Mit Samy Deluxe darf bei "Meine Posse" wieder ein Gast mitrappen, der die alte Schule des einheimischen Hip Hop repräsentiert. Der Track hakt an mancher Stelle ein bisschen, kommt mitunter ein bisschen sperrig rüber und ganz ehrlich: ich tu mir ein bisschen schwer, wenn Menschen in dem Alter den Posse-Gedanken hochleben lassen.
© David Koenigsmann Universal Music |
Auch "Schelle" reißt mich nicht gerade vom Hocker, wobei es schon ganz witzig ist, wie den
Möchtegern-Gangstern der Szene vorgehalten wird, dass es nicht immer gleich die Pumpgun sein muss. Mit "So schön" kehren die Beginner zusammen mit Dendemann jedoch zurück in die Erfolgsspur und legen textlich wieder eine Schippe zu. "Rambo No. 5" lässt anschießend zunächst Schlimmes befürchten und lässt den Hörer bei den ersten drei Hördurchgängen ratlos zurück, aber irgendwann ist der Shice dann doch sehr catchy und wird vor allem live wahnsinnig gut funktionieren.

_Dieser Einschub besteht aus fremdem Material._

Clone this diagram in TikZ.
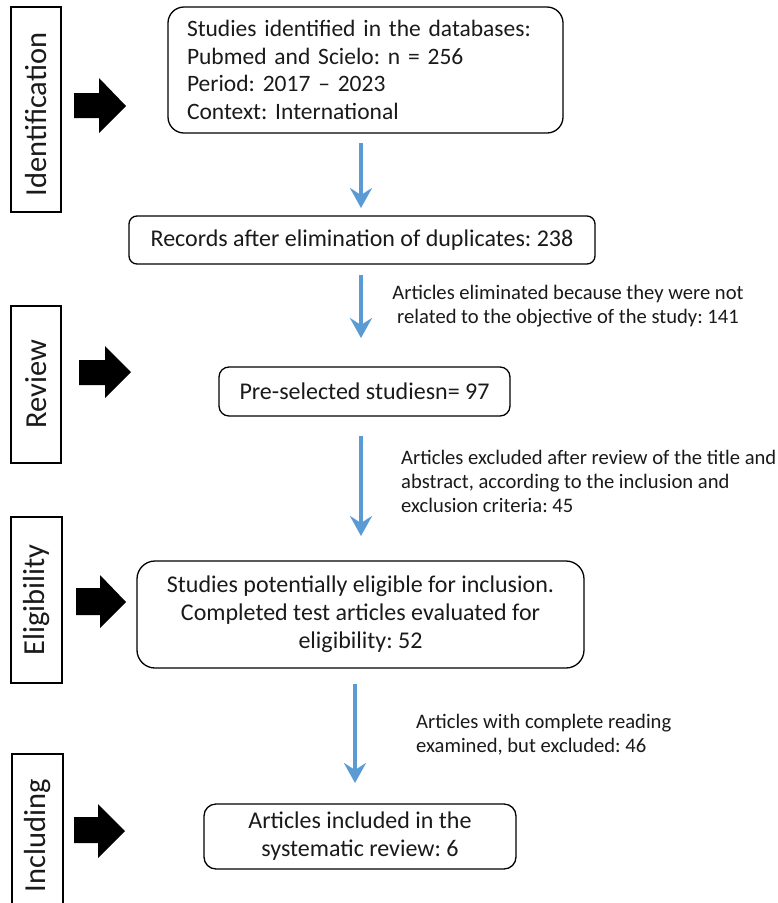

Zusammen mit Megaloh strecken die Beginner mit “Thomas Anders” den stolz
gereckten Mittelfinger gegen die durchnormierte Langeweile der Selbstoptimierungsstreber
und Spießbürgerkings. Dann hat Haftbefehl seinen großen Auftritt und prollt durch "Macha Macha" - keine Ahnung, ob das sein muss, ob das Provokation sein soll oder einfach ein Statement, dass die Beginner sich alles leisten können, weil sie eben die Beginner sind? Wie dem auch sei: der Track funktioniert überraschenderweise sehr gut.
© David Koenigsmann Universal Music |
Und zum Abschluss des Albums beleuchten Eizi, Denyo und Professor Mad mit
dem ihnen eigenen schwarzen Hanseatenhumor die Greuel einer jeder Reise:
Woanders is’ auch scheiße, wo bitte gehts hier wieder “Nach Hause”?
Mein Fazit hatte ich ja ziemlich zu Beginn bereits einfließen lassen, aber nun nochmal: ich kann mir gut vorstellen, dass manch Zuhörer, der die
Beginner "damals" schon kannte und liebte, beim ein oder anderen Track
die Hände über dem Kopf zusammenschlagen wird. Mich hingegen hat "Advanced Chemistry" positiv überrascht, das Album klingt mit jedem Anhören noch besser und ich bin froh, dass die Beginner wieder da sind, zumal ich mit den Soloprojekten der Bandmitglieder nicht so arg viel anfangen konnte. Ich bin sehr angetan und gehe sogar so weit zu sagen, dass das Comeback über die ganze Spielzeit gesehen sogar das ausgeglichenste und beste Album der Bandgeschichte darstellt.